The lack of forensic evidence was not for lack of effort—it was the result of a perfectly executed cover-up. Van der Sloot himself described how the beach allowed him to erase all traces. No body meant no murder charge.
Ultimately, the FBI closed the case not with a body or forensic report, but with a transcript—a confession in a courtroom deal. It was the only form of resolution possible. And that’s what makes the case so tragic: it wasn’t just what the FBI found, but everything they couldn’t.
The Media Machine
From the moment Natalee was reported missing, her case became a media spectacle. Networks flooded Aruba, turning her disappearance into a nightly drama. The coverage shaped public opinion and pressured authorities, but it also blurred the lines between justice and entertainment. Van der Sloot used the spotlight to his advantage, manipulating the narrative and prolonging the agony for Natalee’s family.
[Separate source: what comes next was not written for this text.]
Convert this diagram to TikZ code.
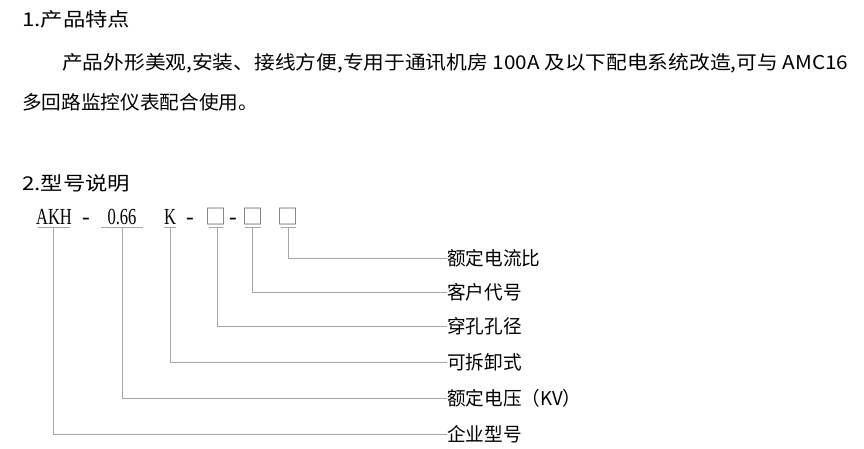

The case also sparked conversations about media bias—why some missing persons cases become national obsessions while others, especially those involving people of color, are ignored. Aruba’s tourism industry suffered, and the island’s reputation was forever changed.
In the end, media attention both helped and hurt. It kept pressure on authorities, but it also ensured the Holloway family’s grief was lived in public, without pause.
What We’re Left With
After 20 years, here’s what the FBI found in the Natalee Holloway mystery—and it’s not good. There was no forensic breakthrough, no dramatic arrest, just a confession from a killer who gave up the truth when it no longer cost him anything. Natalee’s remains were never recovered. There was no justice in the traditional sense. What we’re left with is a name that echoes through decades of media, courtrooms, and grief: Joran van der Sloot.
Natalee Holloway became a symbol of lost potential, parental perseverance, and a justice system that sometimes fails those who need it most. The FBI kept her case active for nearly two decades because the truth always felt just out of reach. Now that it’s here, it feels hollow.
The warning is clear: killers can use media, legal loopholes, and time itself as a shield. Van der Sloot wasn’t just hiding a crime—he was leveraging it, using grief as a tool and hope as bait. Even with the truth in hand, the system could not deliver closure.
For Natalee’s family, there may be an answer, but there is no comfort. For the rest of us, there’s only the lesson that sometimes, truth is not enough.